Although voluntary supply cuts from Saudi Arabia and Russia until the end of the year will keep supply tight, with demand growth still set to slow, the market could shift into surplus at the start of 2024, the Paris-based IEA said.
While overall economic and oil demand growth are expected to lose steam next year, demand in 2023 has been supported by resilient U.S. deliveries and record September demand from China.
Expectations for 2024, meanwhile, are underpinned by hopes of interest rate cuts and the recent fall in crude prices, the IEA, the energy adviser to industrialised nations, added.
“For now, with demand still exceeding available supplies heading into the Northern Hemisphere winter, market balances will remain vulnerable to heightened economic and geopolitical risks – and further volatility ahead.”

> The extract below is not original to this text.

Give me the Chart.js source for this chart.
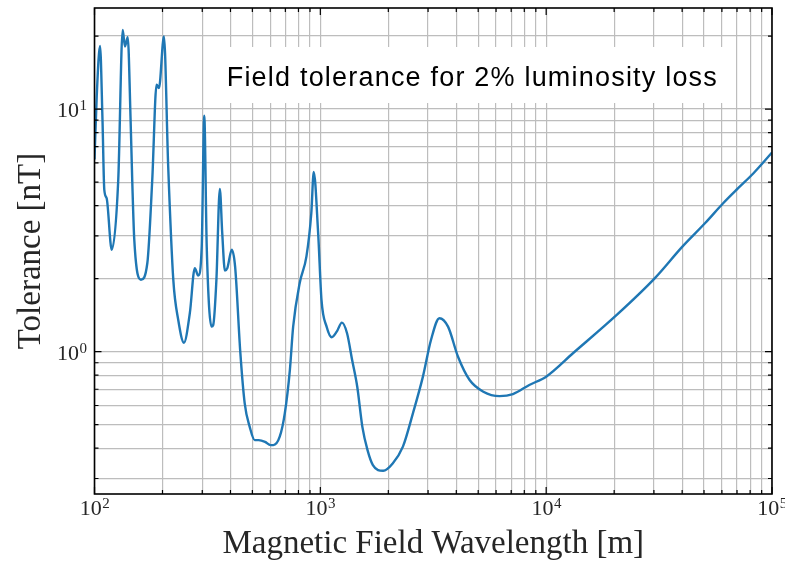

Brent oil prices have weakened to around $82 a barrel from a 2023 high in September near $98. Concern about economic growth and demand has weighed on prices, despite support from supply cuts by OPEC and its allies, and conflict in the Middle East.
For 2023, the IEA raised its growth forecast to 2.4 million barrels per day (bpd) from 2.3 million bpd and moving closer to OPEC’s forecast of 2.46 million bpd. For 2024, the IEA raised its growth forecast to 930,000 bpd from 880,000 bpd, still well below OPEC’s forecast of 2.25 million bpd.